Ivan III was the first ruler of a unified Russian state, lands centrally governed from Moscow that had earlier been individually controlled. By the time he ascended to the position of Grand Prince of Moscow in 1462 at the age of 22, Ivan III had already established himself as a successful military leader in campaigns against the Tatars of Volga, to whom Moscow had been subservient since the Mongol invasions of the 13th century.

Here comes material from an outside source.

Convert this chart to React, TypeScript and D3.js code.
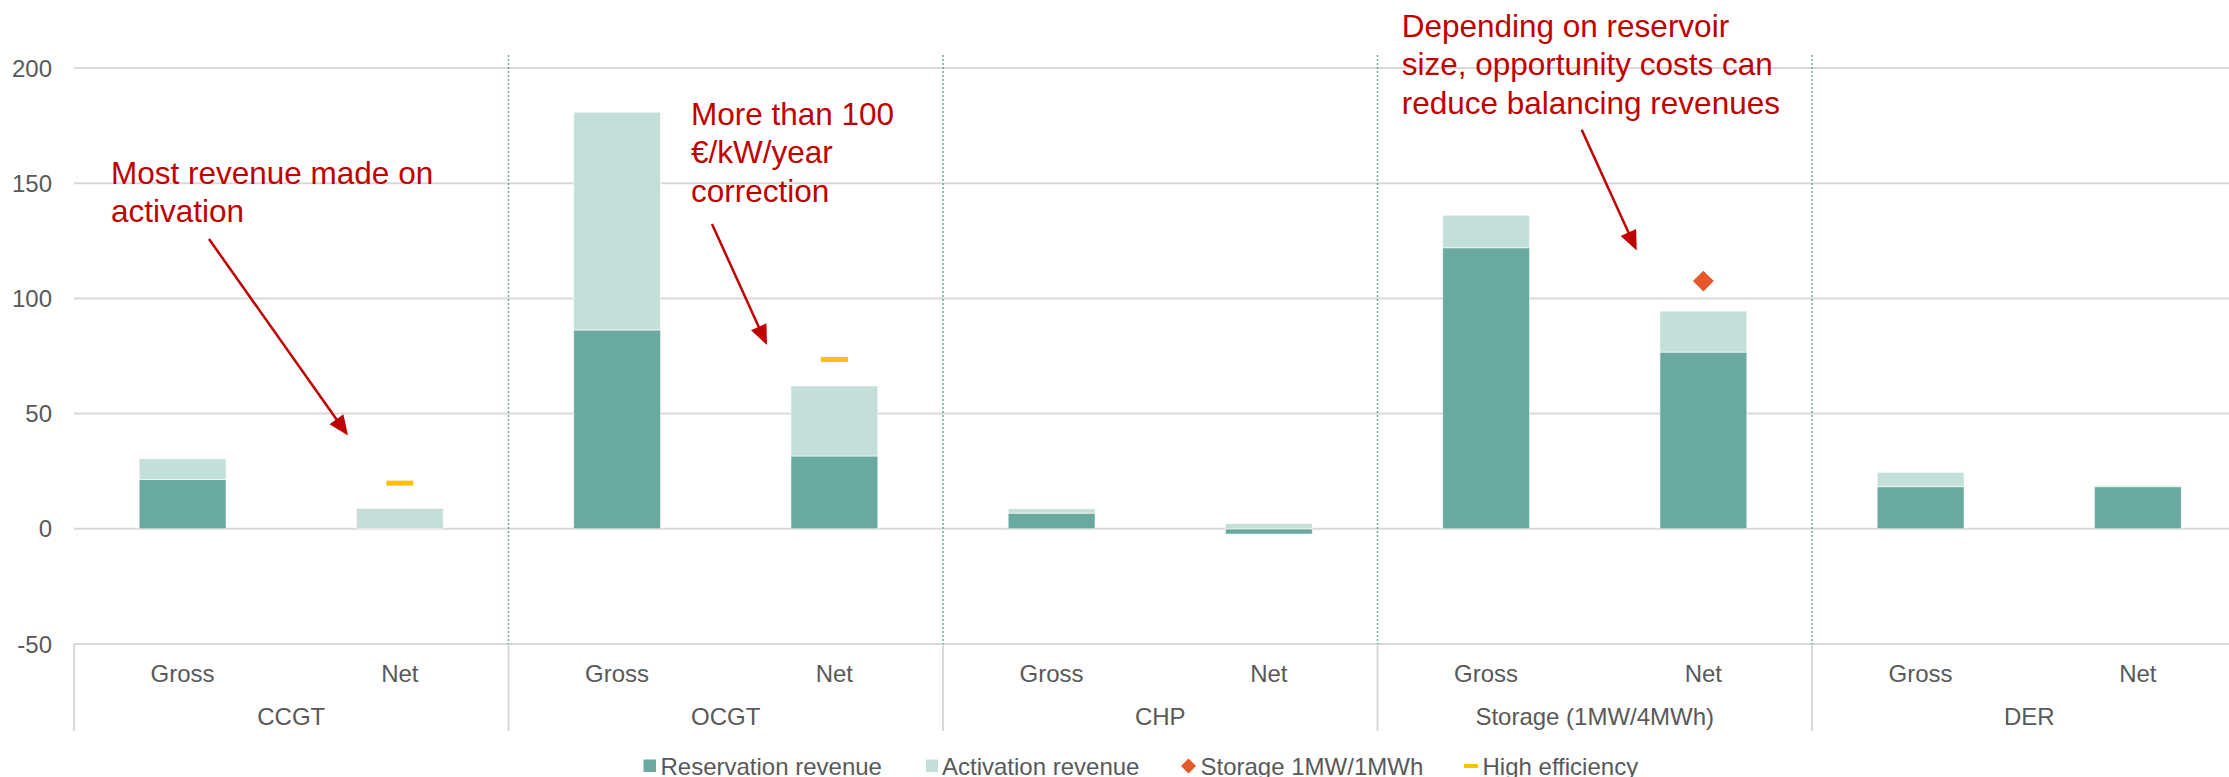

Consolidation and Expansion of Russian Rule

Ivan III unified Russia and established centralized rule in Moscow. He did so by diplomacy when possible and was able to intimidate and convince many of Russia's regional princes to accept lesser estates and authority. Ivan III also expanded Moscow's influence by force. He eventually fought and defeated armies in the Tatar regions and also forces from Novgorod and Poland-Lithuania. By the time of his death, Ivan III had tripled the size of unified Russia's held lands and established the "pomestie" system, in which estates were granted for life based on loyal service.

Trouble on the Home Front

Ivan III was an unpopular ruler who resorted to torture and execution of his political enemies, including many from his own family. He was referred to as "the Terrible" before the name was famously applied to his grandson Ivan IV, known as Ivan the Terrible. His reign was marked with intrigue and infighting amongst his family, culminating in his second wife Sofia's failed attempt to plot his overthrow to secure the throne for their son Vasily.